To add to that: O(1) indexing into strings outside of the ASCII range is completely pointless and makes absolutely no sense. A language should disallow that and not encourage it.
I disagree with it being pointless. Being able to get indices into a string for fast slicing is useful. Consider Regex where references get stored to slices in the array.
What you can drop is the idea of the index being an integer with any particular semantic meaning. Rust uses byte indexes with an assertion that the index lies on a codepoint boundary, for instance.
That isn't an index into a string. It is an opaque indicator of position in a string. That opaque indicator of position happens to be implemented as an index into the underlying array, but it is not itself an index.
I think something like a lexer doesn't need to know about graphemes, it just needs to know which codepoints are XID_start and XID_continue for identifiers and hardcoded codepoints for everything else.
Obviously, it does; instead of allocating a new string for every token, you can just save the start & end index of a token, and actually allocate a new string only in the case where the parser actually requests/uses that token in the AST.

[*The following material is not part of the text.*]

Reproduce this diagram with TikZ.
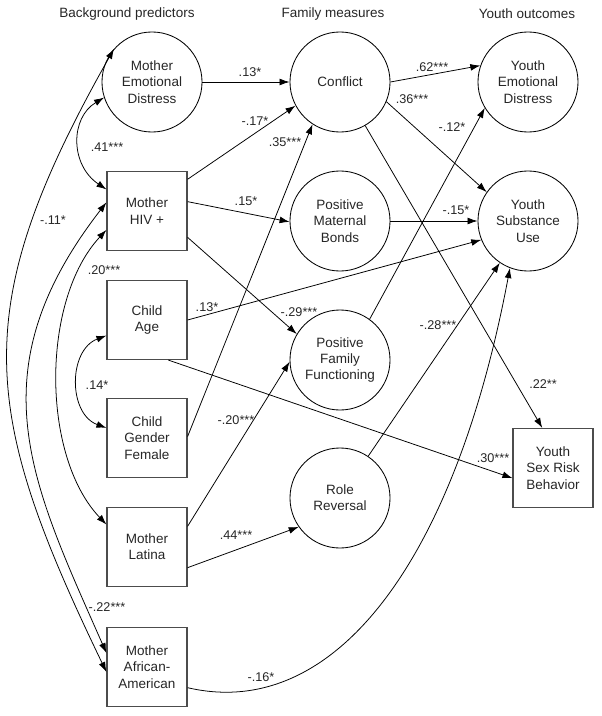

But the type signature of that token should make it clear those are byte offsets and not character offsets. You can use them for byte-wise operations like memcpy, or to explicitly decode them into a string using the original encoding of the string. You cannot use them for string-wise operations like substring without explicitly casting or converting them to a string.
It seems like this whole mess comes from conflating bytes and characters. They are not the same, any more than integers and booleans are the same just because you can jnz in most assembly languages.
> You cannot use them for string-wise operations like substring without explicitly casting or converting them to a string.
Why on earth not? Any slice of a string (with a non-pathological internal encoding) with ends on codepoint boundaries is itself a valid string. Losing that information sounds like a whole lot of pointless hassle and potential for harm. It also forces the internal string encoding to be part of the interface, since taking a slice of a string and getting a byte array requires knowing how the string is encoded to use it, but getting another string means that such details are private.
It's true that they're byte offsets, but that doesn't matter. The parser doesn't care whether it's on the 10543th grapheme or the 10597th. It just wants to know where its stuff is.